Records:
»»
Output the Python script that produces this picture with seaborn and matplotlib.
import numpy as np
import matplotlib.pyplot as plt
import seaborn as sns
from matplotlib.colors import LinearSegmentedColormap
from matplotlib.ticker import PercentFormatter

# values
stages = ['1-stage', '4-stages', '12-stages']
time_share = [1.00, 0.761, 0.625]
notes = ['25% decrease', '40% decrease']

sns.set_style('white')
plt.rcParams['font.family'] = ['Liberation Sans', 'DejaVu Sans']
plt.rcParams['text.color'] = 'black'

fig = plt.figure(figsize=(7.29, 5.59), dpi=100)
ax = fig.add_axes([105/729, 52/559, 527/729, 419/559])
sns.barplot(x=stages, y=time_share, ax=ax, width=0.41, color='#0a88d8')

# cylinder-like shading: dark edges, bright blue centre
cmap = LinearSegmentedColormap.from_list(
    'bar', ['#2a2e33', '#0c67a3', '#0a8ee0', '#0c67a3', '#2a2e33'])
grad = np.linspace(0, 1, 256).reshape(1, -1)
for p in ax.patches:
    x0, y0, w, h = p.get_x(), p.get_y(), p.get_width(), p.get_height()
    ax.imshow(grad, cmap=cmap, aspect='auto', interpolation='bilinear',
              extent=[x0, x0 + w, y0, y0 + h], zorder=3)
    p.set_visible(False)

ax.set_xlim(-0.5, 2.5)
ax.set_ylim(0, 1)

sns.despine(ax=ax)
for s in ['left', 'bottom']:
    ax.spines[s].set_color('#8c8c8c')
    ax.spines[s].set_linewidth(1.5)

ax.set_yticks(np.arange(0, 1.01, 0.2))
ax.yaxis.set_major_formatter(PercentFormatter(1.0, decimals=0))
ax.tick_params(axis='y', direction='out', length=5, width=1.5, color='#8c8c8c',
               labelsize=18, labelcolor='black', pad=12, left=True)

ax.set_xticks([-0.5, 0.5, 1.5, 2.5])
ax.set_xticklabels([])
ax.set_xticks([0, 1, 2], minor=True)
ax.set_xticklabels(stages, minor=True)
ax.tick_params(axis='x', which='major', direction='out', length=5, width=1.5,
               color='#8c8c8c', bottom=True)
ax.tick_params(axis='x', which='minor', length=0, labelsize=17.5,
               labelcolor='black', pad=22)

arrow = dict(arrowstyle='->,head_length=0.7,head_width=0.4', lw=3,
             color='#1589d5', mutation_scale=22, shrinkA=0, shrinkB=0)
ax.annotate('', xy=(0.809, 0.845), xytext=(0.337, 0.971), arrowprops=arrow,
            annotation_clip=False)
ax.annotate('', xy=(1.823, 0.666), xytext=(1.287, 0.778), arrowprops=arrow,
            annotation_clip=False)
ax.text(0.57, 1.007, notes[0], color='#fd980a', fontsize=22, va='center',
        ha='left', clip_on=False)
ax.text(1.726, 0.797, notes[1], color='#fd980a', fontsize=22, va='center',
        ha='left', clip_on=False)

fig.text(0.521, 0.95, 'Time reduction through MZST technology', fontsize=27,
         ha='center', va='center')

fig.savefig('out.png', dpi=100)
««
»»
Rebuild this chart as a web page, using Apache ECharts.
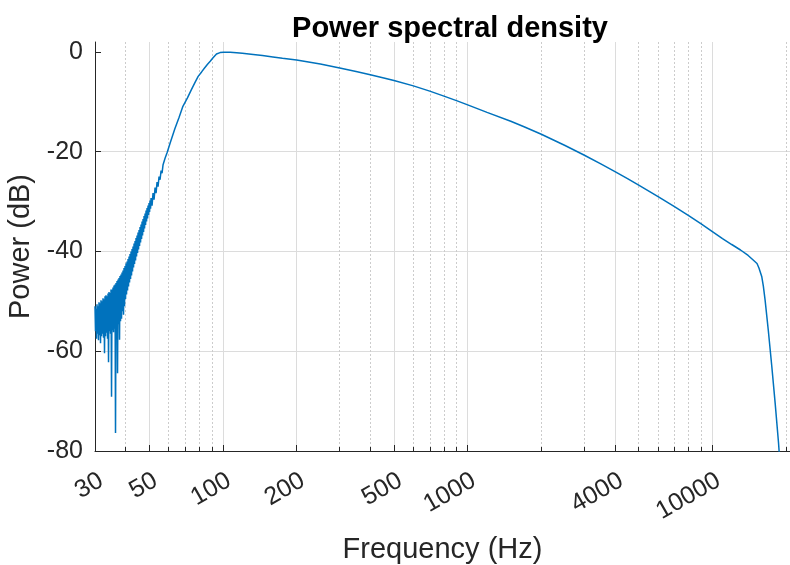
««
»»
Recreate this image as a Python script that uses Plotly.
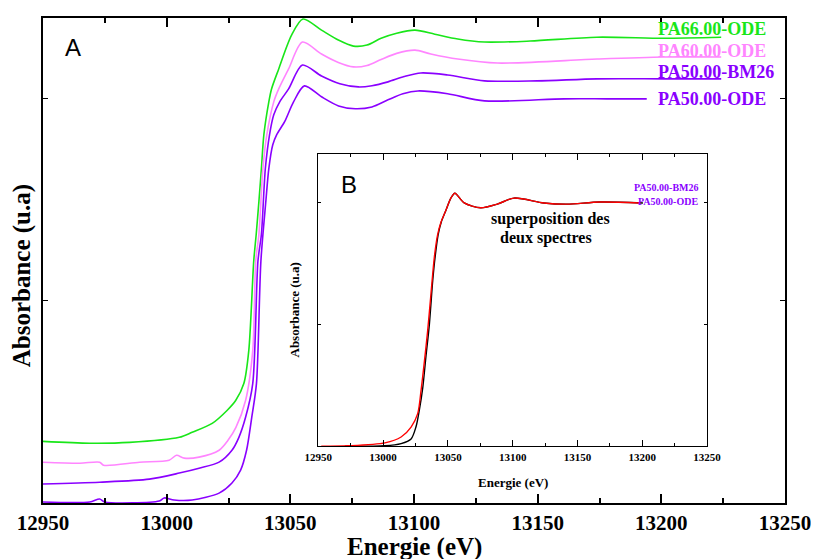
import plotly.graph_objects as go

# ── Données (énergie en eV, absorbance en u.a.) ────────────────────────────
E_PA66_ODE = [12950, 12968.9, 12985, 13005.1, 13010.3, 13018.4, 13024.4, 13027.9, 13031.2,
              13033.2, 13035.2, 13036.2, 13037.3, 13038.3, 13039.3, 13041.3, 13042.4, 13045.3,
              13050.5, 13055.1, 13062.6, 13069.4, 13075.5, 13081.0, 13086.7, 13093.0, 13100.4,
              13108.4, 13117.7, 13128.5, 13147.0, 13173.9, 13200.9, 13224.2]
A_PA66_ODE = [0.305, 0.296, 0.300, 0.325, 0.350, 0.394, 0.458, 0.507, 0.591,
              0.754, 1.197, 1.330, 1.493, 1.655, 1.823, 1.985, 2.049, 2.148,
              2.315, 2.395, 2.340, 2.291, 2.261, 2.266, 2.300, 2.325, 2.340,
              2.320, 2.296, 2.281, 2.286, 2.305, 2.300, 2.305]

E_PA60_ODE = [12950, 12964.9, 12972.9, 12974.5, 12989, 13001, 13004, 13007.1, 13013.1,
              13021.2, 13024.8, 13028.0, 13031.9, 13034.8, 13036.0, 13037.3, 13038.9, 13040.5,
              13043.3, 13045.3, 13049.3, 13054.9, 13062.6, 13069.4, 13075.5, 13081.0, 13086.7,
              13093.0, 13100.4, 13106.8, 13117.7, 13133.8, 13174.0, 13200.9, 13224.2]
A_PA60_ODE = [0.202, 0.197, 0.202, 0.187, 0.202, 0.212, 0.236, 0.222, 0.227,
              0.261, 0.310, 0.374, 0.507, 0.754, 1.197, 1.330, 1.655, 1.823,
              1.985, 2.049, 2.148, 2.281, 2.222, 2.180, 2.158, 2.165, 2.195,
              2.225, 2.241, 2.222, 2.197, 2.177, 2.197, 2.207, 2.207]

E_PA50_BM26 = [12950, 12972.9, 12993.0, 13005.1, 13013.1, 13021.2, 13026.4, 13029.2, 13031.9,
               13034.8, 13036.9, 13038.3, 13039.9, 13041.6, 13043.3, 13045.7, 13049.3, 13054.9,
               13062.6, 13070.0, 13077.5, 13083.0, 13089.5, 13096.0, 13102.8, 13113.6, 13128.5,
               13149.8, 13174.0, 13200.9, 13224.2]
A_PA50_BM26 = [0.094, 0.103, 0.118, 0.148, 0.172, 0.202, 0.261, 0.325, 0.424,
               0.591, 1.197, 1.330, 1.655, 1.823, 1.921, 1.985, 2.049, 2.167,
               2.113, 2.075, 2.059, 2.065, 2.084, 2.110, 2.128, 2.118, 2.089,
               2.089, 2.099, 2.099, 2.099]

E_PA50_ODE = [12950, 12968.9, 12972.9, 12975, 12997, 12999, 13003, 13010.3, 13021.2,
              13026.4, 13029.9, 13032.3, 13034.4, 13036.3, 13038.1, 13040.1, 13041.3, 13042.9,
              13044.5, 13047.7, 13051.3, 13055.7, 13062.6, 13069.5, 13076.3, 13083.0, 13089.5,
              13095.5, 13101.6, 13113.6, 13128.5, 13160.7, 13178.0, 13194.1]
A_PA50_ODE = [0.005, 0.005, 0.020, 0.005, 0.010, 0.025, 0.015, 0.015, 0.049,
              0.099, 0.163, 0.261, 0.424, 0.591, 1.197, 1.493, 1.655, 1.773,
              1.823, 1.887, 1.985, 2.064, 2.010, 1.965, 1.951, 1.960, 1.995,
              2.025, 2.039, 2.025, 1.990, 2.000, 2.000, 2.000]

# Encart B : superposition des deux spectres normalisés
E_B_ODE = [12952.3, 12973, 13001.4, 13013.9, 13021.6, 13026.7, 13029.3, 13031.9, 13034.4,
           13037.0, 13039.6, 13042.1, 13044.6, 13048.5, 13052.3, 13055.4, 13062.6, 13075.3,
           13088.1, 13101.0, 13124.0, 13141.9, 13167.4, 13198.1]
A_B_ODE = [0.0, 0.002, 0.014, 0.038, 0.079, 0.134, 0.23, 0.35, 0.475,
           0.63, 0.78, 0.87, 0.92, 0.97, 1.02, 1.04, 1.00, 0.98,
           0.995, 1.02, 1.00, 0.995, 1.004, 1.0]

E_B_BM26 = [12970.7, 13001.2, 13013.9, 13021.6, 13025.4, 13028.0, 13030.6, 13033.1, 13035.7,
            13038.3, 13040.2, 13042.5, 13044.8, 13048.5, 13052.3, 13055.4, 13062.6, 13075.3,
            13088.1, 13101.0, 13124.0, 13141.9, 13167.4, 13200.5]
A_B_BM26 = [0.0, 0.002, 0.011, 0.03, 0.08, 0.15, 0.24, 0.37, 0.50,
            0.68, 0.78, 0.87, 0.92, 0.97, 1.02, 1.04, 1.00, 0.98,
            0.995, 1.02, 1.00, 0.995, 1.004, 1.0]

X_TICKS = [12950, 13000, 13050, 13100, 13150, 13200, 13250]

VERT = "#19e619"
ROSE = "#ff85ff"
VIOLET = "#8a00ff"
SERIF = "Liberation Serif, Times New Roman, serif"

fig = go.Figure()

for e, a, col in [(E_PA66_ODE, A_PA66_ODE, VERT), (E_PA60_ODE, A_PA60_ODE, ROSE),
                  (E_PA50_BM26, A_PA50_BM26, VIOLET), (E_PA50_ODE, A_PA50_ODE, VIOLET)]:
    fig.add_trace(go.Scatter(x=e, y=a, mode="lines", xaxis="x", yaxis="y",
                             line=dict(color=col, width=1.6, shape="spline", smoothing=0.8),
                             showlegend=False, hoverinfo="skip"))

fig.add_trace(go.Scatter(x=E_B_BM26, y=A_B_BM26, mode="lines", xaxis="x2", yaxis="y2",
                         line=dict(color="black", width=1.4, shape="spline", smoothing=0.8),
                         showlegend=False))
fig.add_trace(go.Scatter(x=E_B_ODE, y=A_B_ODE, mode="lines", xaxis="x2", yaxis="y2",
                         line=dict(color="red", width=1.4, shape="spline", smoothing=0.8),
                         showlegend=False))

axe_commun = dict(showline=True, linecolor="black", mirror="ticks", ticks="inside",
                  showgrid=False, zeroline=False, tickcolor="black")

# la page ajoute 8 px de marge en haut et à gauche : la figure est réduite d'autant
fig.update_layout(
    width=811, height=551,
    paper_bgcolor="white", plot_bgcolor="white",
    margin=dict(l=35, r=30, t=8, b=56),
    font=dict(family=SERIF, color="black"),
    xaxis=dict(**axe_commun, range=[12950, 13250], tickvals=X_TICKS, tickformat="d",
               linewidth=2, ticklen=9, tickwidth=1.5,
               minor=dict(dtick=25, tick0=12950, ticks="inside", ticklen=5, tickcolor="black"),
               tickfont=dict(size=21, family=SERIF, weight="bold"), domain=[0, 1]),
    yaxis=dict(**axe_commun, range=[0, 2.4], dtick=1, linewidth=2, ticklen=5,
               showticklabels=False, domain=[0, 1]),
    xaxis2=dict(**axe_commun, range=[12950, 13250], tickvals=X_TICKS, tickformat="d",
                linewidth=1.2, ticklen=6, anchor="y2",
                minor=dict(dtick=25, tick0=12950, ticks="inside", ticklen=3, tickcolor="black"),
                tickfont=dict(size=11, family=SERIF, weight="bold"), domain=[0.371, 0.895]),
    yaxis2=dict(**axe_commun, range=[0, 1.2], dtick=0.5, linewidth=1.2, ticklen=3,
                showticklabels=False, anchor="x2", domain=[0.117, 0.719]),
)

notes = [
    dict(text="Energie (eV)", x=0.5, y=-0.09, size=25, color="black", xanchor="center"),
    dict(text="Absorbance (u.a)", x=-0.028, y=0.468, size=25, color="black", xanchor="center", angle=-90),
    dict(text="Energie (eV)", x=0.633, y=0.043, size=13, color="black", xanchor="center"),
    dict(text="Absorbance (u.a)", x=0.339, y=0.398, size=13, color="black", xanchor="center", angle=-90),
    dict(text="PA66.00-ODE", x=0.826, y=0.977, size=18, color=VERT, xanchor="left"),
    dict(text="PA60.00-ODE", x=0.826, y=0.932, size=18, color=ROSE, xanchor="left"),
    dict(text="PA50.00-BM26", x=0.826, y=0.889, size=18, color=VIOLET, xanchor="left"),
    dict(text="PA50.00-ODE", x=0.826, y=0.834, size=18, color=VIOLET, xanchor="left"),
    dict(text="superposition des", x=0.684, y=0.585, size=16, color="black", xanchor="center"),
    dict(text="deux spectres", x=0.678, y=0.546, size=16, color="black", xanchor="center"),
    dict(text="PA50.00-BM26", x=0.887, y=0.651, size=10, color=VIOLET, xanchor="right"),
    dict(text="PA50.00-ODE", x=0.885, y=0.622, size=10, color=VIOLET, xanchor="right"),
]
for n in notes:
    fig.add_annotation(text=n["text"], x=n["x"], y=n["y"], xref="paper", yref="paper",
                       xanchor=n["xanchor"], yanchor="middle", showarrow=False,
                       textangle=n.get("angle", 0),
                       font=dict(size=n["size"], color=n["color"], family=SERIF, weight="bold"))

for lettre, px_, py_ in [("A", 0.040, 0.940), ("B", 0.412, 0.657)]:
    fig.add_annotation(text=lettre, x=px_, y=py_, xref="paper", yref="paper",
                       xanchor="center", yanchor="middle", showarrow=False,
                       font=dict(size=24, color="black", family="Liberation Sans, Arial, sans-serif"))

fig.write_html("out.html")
««
What to produce: Using the entries above, extract exactly the span from the line with "Output the Python" to the line with "ax=ax, width=0.41, color='#0a88d8')", both lines included; leave out everything else.

Completed task:
Output the Python script that produces this picture with seaborn and matplotlib.
import numpy as np
import matplotlib.pyplot as plt
import seaborn as sns
from matplotlib.colors import LinearSegmentedColormap
from matplotlib.ticker import PercentFormatter

# values
stages = ['1-stage', '4-stages', '12-stages']
time_share = [1.00, 0.761, 0.625]
notes = ['25% decrease', '40% decrease']

sns.set_style('white')
plt.rcParams['font.family'] = ['Liberation Sans', 'DejaVu Sans']
plt.rcParams['text.color'] = 'black'

fig = plt.figure(figsize=(7.29, 5.59), dpi=100)
ax = fig.add_axes([105/729, 52/559, 527/729, 419/559])
sns.barplot(x=stages, y=time_share, ax=ax, width=0.41, color='#0a88d8')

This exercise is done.